French politician (born 1975)

Philippe Alcibiade Marie-Joseph Latombe (born 21 April 1975) is a French politician of the Democratic Movement (MoDem) who has represented the 1st constituency of the Vendée department in the National Assembly since 2017.

== Biography ==
Latombe, who had a private career with Deloitte and Crédit Agricole, was a union delegate for the French Confederation of Management – General Confederation of Executives (CFE-CGC).

He spent his time between Nantes, Loire-Atlantique and La Roche-sur-Yon, Vendée while professionally active in the private sector, because of a shared custody agreement for his two daughters.

== Political career ==
In the 1995 presidential election, Latombe campaigned for Jacques Chirac.

He ran for a seat in the municipal council of Nantes in 2014 on the miscellaneous right list led by Sophie Van Goethem which failed to make the second round with 5.6% of the first-round vote. In the 2015 departmental election, he ran for a seat in the Departmental Council of Loire-Atlantique in the canton of Nantes-4, when he received 5.1% of the first-round vote. In the 2015 regional election in Pays de la Loire, he was placed twelfth on the Loire-Atlantique list led by Van Goethem for Debout la France.

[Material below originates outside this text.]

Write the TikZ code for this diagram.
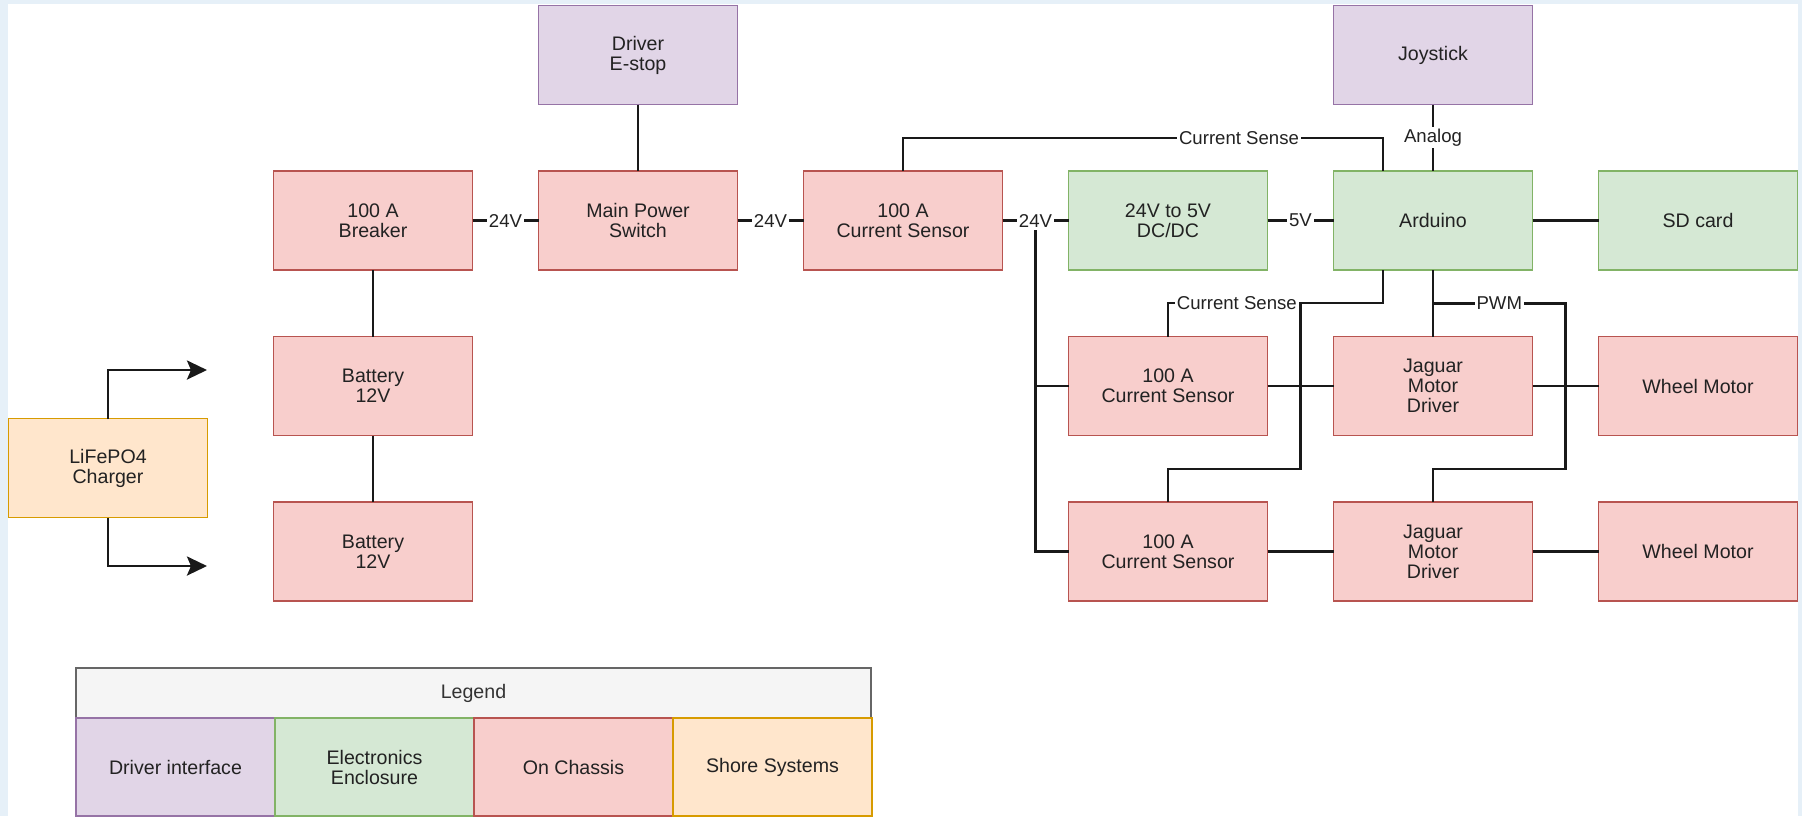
\documentclass[tikz,border=0pt]{standalone}
\usepackage{fontspec}
\setmainfont{Liberation Sans}
\usepackage{xcolor}
\usepackage{tikz}
\usetikzlibrary{arrows.meta, positioning, calc}
\definecolor{bgblue}{RGB}{230,240,248}
\definecolor{drvfill}{HTML}{E1D5E7}
\definecolor{drvline}{HTML}{9673A6}
\definecolor{encfill}{HTML}{D5E8D4}
\definecolor{encline}{HTML}{82B366}
\definecolor{chsfill}{HTML}{F8CECC}
\definecolor{chsline}{HTML}{B85450}
\definecolor{shrfill}{HTML}{FFE6CC}
\definecolor{shrline}{HTML}{D79B00}
\definecolor{txtgray}{HTML}{222222}

\begin{document}
\begin{tikzpicture}[
  x=0.5pt, y=-0.5pt,
  node distance=33.25pt and 33pt,
  box/.style={draw, line width=0.8pt, minimum width=99.5pt, minimum height=49.5pt,
              outer sep=0pt, align=center, inner sep=2pt, text=txtgray,
              font=\fontsize{9.8}{10}\selectfont},
  chassis/.style={box, fill=chsfill, draw=chsline},
  encl/.style={box, fill=encfill, draw=encline},
  drvif/.style={box, fill=drvfill, draw=drvline},
  shore/.style={box, fill=shrfill, draw=shrline},
  wire/.style={line width=1.4pt, color=black!90},
  lbl/.style={fill=white, inner sep=1pt, text=txtgray,
              font=\fontsize{9.3}{10}\selectfont},
  chg/.style={wire, -{Stealth[length=10pt, width=9.5pt, inset=2pt]}}
]
  \useasboundingbox (0,0) rectangle (1802,816);
  \fill[bgblue] (0,0) rectangle (1802,816);
  \fill[white] (8,4) rectangle (1798,816);

  \node[chassis] (breaker) at (373,220.5) {100 A\\Breaker};
  \node[chassis, right=of breaker] (mainsw) {Main Power\\Switch};
  \node[chassis, right=of mainsw]  (cs1) {100 A\\Current Sensor};
  \node[encl, right=of cs1]        (dcdc) {24V to 5V\\DC/DC};
  \node[encl, right=of dcdc]       (arduino) {Arduino};
  \node[encl, right=of arduino]    (sdcard) {SD card};
  \node[drvif, above=of mainsw]    (estop) {Driver\\E-stop};
  \node[drvif, above=of arduino]   (joystick) {Joystick};

  \node[chassis, below=of breaker] (bat1) {Battery\\12V};
  \node[chassis, below=of bat1]    (bat2) {Battery\\12V};
  \node[shore] (charger) at (108,468) {LiFePO4\\Charger};

  \node[chassis, below=of dcdc]    (cs2) {100 A\\Current Sensor};
  \node[chassis, below=of cs2]     (cs3) {100 A\\Current Sensor};
  \node[chassis, below=of arduino] (jag1) {Jaguar\\Motor\\Driver};
  \node[chassis, below=of jag1]    (jag2) {Jaguar\\Motor\\Driver};
  \node[chassis, below=of sdcard]  (wheel1) {Wheel Motor};
  \node[chassis, below=of wheel1]  (wheel2) {Wheel Motor};

  \draw[wire] (estop) -- (mainsw);
  \draw[wire] (breaker) -- node[lbl]{24V} (mainsw);
  \draw[wire] (mainsw) -- node[lbl]{24V} (cs1);
  \draw[wire] (cs1) -- node[lbl] (v24) {24V} (dcdc);
  \draw[wire] (dcdc) -- node[lbl]{5V} (arduino);
  \draw[wire] (arduino) -- (sdcard);
  \draw[wire] (joystick) -- node[lbl]{Analog} (arduino);
  \draw[wire] (breaker) -- (bat1);
  \draw[wire] (bat1) -- (bat2);

  \draw[wire] (cs1.north) -- ++(0,-33) -| node[lbl, pos=0.35]{Current Sense}
              ($(arduino.north)+(-50,0)$);
  \draw[wire] ($(arduino.south)+(-50,0)$) -- ++(0,33) -| node[lbl, pos=0.34]{Current Sense}
              (cs2.north);
  \coordinate (split) at ($(cs2.north east)!0.5!(jag1.north west)+(0,-33)$);
  \draw[wire] (split) |- ($(cs3.north)+(0,-33)$) -- (cs3.north);

  \draw[wire] (arduino) -- (jag1);
  \draw[wire] ($(arduino.south)!0.5!(jag1.north)$) -| node[lbl, pos=0.25]{PWM}
              ($(jag2.north east)!0.5!(wheel2.north west)+(0,-33)$) -| (jag2.north);

  \draw[wire] (v24.south) |- (cs2.west);
  \draw[wire] (v24.south) |- (cs3.west);
  \draw[wire] (cs2) -- (jag1);
  \draw[wire] (jag1) -- (wheel1);
  \draw[wire] (cs3) -- (jag2);
  \draw[wire] (jag2) -- (wheel2);

  \coordinate (chgtop) at (207,370);
  \coordinate (chgbot) at (207,566);
  \draw[chg] (charger.north) |- (chgtop);
  \draw[chg] (charger.south) |- (chgbot);

  \node[box, fill=black!4, draw=black!60, text=black!80, minimum width=397.5pt,
        minimum height=25pt] (legend) at (473.5,693) {Legend};
  \node[drvif, minimum height=49pt] (legdrv) at (175.5,767) {Driver interface};
  \node[encl, minimum height=49pt] (legenc) at (374.5,767) {Electronics\\Enclosure};
  \node[chassis, minimum height=49pt] (legchs) at (573.5,767) {On Chassis};
  \node[shore, minimum height=49pt] (legshr) at (772.5,767) {Shore Systems};
\end{tikzpicture}
\end{document}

Latombe joined the Democratic Movement in 2017. He successfully ran for the National Assembly in the 1st constituency of Vendée in the 2017 legislative election with the support of La République En Marche! of President Emmanuel Macron. He won reelection to a second term in 2022.

In Parliament, Latombe has served on the Committee on Legal Affairs. Since 2022, he has also co-chaired a fact-finding mission on video surveillance in public spaces.

In addition to his committee assignments, Latombe chairs the French-Mongolian Parliamentary Friendship Group. He is part of the French-British Parliamentary Friendship Group, the French-Canadian Parliamentary Friendship Group, the French-Israeli Parliamentary Friendship Group and the French-Russian Parliamentary Friendship Group.